> _Supplied material_
* START *

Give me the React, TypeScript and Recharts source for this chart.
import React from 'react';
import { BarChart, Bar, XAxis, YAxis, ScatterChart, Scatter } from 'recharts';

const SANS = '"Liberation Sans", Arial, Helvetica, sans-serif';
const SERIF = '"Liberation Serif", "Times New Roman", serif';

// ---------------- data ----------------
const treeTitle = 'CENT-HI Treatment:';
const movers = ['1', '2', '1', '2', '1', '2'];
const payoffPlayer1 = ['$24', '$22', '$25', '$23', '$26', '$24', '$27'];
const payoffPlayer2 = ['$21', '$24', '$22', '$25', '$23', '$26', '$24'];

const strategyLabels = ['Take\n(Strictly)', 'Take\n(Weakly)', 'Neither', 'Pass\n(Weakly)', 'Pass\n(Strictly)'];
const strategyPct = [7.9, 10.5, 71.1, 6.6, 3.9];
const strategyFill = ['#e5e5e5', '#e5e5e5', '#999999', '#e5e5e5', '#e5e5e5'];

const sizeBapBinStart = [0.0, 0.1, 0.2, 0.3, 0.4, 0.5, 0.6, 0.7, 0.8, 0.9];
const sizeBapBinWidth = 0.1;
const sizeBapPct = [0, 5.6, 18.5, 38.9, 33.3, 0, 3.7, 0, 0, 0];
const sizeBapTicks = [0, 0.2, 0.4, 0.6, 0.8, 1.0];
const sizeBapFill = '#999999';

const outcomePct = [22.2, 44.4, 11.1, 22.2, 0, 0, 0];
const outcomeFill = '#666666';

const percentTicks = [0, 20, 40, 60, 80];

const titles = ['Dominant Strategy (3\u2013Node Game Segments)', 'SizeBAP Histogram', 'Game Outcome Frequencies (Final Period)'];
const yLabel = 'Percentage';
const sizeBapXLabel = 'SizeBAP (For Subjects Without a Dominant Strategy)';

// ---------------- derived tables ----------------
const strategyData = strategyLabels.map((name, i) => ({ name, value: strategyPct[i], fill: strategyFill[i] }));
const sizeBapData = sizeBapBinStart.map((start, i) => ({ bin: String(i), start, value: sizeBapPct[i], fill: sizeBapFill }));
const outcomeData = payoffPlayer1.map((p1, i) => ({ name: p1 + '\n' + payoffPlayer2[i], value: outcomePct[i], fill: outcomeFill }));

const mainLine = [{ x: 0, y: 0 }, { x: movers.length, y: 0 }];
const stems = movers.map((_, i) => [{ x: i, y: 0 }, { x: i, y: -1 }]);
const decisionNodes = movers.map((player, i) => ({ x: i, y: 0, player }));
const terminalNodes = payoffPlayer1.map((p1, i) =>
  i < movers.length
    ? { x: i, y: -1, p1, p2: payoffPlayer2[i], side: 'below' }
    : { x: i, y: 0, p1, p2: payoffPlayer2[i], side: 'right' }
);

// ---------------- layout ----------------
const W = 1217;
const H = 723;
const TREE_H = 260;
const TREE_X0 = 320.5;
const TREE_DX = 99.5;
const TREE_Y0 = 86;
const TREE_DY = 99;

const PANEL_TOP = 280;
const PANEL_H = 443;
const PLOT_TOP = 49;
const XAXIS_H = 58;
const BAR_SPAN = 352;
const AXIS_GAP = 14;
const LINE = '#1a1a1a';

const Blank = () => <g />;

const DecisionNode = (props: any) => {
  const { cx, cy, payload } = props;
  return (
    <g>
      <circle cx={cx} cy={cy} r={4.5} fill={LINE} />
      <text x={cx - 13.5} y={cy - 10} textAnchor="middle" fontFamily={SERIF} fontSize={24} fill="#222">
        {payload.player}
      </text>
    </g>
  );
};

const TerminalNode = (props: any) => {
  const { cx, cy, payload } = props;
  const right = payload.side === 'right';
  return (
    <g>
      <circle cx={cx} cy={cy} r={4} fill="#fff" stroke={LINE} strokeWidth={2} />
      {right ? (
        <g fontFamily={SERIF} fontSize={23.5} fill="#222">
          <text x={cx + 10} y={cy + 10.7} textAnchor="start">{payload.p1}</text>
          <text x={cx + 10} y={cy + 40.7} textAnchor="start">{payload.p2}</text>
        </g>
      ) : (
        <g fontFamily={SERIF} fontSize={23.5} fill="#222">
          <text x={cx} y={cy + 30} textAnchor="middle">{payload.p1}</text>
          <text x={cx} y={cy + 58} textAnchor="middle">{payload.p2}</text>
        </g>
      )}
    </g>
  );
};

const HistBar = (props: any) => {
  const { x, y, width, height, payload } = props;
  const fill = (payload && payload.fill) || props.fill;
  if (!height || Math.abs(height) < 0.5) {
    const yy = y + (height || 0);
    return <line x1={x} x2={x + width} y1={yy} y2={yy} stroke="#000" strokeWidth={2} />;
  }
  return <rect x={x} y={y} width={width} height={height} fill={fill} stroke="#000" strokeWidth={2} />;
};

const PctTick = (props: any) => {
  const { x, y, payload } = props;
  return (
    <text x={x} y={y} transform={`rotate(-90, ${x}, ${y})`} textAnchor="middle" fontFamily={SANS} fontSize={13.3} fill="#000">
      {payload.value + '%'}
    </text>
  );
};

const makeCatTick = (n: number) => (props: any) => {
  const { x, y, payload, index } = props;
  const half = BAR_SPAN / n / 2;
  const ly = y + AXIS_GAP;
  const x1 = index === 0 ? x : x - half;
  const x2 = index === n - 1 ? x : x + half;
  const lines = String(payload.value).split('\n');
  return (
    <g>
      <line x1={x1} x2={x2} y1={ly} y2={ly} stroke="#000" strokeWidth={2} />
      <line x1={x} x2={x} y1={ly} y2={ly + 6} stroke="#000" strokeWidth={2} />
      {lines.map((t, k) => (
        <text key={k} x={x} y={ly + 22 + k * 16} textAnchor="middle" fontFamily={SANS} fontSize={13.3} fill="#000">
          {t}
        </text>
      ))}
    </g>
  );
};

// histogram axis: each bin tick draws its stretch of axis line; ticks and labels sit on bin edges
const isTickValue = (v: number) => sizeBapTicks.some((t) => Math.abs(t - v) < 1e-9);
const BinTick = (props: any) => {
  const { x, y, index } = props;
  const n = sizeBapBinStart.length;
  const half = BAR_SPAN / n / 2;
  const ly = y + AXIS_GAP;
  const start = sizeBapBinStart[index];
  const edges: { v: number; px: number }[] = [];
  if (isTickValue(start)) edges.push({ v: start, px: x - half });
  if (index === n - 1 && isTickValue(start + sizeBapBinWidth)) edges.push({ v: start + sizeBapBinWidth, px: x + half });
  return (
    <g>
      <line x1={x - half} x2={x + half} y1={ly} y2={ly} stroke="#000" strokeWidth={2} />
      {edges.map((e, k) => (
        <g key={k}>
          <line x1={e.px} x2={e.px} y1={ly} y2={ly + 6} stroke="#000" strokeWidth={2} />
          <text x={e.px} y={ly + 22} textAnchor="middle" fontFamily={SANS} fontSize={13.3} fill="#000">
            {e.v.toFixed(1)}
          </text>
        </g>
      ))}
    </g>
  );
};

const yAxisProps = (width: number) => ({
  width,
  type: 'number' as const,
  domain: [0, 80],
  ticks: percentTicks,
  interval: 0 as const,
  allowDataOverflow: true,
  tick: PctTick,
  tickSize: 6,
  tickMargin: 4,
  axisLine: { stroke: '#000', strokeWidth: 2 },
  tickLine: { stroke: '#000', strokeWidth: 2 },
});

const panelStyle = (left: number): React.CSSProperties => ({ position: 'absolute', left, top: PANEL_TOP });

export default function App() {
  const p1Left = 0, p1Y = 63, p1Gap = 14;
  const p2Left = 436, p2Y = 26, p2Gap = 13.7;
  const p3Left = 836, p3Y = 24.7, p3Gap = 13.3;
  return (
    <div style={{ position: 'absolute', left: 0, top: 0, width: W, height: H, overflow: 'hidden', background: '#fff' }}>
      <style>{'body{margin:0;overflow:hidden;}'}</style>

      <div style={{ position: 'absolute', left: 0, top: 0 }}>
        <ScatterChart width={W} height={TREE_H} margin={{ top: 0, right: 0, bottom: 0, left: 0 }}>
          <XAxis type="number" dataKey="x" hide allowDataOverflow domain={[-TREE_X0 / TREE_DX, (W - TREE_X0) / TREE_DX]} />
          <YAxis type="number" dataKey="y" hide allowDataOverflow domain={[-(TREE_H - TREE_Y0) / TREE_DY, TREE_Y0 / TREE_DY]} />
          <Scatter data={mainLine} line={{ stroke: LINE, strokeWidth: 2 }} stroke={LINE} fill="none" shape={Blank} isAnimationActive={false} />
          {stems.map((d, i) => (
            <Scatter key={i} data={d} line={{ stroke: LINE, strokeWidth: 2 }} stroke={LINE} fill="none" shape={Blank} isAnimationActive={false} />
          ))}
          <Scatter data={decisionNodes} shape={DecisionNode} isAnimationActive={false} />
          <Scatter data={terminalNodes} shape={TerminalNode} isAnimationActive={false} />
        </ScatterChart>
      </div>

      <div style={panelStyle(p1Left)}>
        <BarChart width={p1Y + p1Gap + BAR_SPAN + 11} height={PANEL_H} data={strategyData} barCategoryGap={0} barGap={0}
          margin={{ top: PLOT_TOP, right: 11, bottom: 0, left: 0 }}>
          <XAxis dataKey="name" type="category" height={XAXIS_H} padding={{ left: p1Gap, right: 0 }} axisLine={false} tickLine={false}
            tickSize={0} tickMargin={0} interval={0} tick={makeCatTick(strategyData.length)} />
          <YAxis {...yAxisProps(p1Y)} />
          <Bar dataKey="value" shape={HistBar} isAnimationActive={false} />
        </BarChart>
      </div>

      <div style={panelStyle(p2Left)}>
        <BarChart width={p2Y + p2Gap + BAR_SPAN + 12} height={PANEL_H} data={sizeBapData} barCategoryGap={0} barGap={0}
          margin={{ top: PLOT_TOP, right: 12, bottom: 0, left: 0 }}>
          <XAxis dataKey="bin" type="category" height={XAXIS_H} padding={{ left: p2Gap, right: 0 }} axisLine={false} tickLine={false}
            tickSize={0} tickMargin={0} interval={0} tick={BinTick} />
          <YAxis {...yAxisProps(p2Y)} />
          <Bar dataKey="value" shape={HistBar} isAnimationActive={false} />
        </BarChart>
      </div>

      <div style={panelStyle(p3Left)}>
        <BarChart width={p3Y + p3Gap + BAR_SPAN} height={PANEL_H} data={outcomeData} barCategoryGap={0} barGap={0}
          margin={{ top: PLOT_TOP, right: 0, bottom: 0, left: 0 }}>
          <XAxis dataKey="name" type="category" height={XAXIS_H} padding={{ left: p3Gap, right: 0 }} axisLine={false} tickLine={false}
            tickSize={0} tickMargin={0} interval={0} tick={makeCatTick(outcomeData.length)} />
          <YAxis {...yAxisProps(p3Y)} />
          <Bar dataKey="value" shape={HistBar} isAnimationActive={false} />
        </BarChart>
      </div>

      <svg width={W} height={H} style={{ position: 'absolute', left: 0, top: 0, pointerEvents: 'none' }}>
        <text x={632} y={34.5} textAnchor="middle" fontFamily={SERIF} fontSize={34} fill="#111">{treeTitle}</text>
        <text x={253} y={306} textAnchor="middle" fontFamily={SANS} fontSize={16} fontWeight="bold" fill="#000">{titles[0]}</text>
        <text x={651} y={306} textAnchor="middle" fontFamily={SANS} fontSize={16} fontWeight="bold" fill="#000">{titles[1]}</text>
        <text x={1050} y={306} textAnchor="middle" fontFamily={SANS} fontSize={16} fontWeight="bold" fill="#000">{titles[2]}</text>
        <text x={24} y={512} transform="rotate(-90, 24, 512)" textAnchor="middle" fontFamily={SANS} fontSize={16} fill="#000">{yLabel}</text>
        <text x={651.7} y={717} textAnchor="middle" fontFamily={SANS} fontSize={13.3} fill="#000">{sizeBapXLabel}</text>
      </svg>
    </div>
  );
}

* END *
* START *

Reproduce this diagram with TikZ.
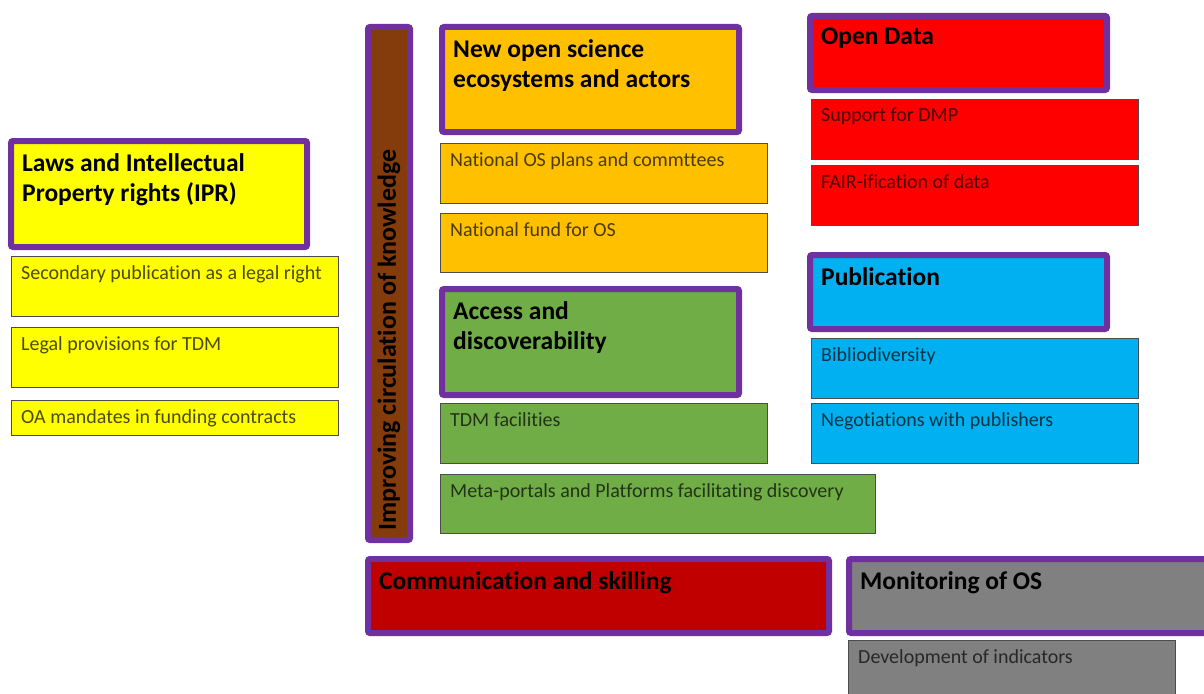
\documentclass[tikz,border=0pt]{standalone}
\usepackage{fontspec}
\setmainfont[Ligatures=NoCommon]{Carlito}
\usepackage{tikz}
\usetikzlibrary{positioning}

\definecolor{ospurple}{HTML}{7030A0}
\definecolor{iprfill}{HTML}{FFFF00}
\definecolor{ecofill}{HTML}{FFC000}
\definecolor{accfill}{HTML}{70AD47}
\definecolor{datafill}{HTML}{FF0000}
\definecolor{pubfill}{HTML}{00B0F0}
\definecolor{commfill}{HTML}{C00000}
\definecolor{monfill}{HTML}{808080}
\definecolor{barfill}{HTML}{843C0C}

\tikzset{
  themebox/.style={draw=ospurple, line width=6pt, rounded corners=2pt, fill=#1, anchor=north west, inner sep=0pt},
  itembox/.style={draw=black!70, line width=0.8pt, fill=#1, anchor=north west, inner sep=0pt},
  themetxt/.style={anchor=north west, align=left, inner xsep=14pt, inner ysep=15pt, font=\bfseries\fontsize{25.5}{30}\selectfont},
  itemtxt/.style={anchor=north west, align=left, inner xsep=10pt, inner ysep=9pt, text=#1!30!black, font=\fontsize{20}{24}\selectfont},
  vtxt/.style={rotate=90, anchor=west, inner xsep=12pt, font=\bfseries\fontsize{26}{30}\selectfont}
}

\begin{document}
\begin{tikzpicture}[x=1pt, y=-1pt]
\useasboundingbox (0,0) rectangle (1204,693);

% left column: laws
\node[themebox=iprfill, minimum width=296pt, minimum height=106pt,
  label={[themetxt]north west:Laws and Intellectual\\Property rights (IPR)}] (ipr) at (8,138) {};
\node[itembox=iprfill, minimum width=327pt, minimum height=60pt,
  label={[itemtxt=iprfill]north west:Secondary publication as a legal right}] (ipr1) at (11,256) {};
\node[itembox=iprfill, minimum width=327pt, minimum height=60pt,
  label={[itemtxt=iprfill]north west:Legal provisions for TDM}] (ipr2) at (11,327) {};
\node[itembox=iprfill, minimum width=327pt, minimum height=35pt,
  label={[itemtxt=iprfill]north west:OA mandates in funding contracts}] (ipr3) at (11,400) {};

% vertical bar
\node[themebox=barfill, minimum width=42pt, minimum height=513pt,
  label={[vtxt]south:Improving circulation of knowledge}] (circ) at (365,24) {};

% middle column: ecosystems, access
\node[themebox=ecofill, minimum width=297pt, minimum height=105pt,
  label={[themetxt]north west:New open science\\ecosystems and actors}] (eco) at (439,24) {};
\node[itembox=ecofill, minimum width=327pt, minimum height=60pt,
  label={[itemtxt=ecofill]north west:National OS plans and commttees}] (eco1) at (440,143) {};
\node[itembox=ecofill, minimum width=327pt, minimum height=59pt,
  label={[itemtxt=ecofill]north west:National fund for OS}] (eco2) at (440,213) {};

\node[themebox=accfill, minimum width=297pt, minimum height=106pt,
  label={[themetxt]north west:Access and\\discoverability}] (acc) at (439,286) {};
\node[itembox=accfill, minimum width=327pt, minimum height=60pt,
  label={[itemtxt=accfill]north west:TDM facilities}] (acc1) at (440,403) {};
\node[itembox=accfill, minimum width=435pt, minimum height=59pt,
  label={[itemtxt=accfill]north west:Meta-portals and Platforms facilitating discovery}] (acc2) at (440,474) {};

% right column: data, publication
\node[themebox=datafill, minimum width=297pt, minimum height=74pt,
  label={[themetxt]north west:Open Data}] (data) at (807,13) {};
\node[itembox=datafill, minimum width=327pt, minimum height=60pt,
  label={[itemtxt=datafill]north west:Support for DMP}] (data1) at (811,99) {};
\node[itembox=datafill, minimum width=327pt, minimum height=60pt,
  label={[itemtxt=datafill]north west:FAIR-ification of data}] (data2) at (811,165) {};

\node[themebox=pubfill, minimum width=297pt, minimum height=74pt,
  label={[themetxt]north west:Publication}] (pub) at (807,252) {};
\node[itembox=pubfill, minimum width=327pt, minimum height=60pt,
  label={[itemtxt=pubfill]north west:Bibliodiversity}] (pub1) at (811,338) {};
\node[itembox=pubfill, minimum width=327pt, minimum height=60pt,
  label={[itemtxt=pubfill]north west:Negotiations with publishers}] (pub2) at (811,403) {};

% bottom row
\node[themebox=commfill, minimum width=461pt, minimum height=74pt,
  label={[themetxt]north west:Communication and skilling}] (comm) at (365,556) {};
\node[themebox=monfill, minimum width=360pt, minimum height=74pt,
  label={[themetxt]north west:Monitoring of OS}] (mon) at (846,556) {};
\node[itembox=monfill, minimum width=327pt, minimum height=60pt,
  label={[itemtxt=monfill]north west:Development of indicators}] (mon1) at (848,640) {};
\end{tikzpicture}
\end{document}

* END *
* START *

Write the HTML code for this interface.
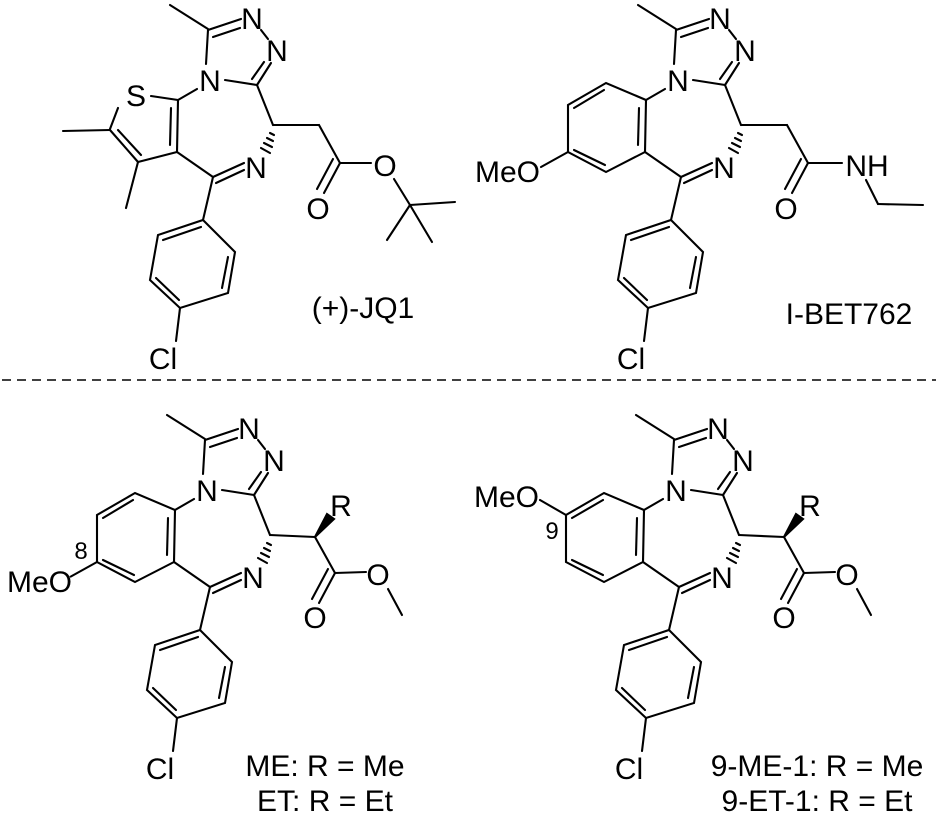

* END *

> _Exercise prompt_
Above this instruction are the records; retype exactly the lines from the one containing "Give me the" up to and including the one containing "['#e5e5e5', '#e5e5e5', '#999999', '#e5e5e5', '#e5e5e5'];".

> _Correct result_
Give me the React, TypeScript and Recharts source for this chart.
import React from 'react';
import { BarChart, Bar, XAxis, YAxis, ScatterChart, Scatter } from 'recharts';

const SANS = '"Liberation Sans", Arial, Helvetica, sans-serif';
const SERIF = '"Liberation Serif", "Times New Roman", serif';

// ---------------- data ----------------
const treeTitle = 'CENT-HI Treatment:';
const movers = ['1', '2', '1', '2', '1', '2'];
const payoffPlayer1 = ['$24', '$22', '$25', '$23', '$26', '$24', '$27'];
const payoffPlayer2 = ['$21', '$24', '$22', '$25', '$23', '$26', '$24'];

const strategyLabels = ['Take\n(Strictly)', 'Take\n(Weakly)', 'Neither', 'Pass\n(Weakly)', 'Pass\n(Strictly)'];
const strategyPct = [7.9, 10.5, 71.1, 6.6, 3.9];
const strategyFill = ['#e5e5e5', '#e5e5e5', '#999999', '#e5e5e5', '#e5e5e5'];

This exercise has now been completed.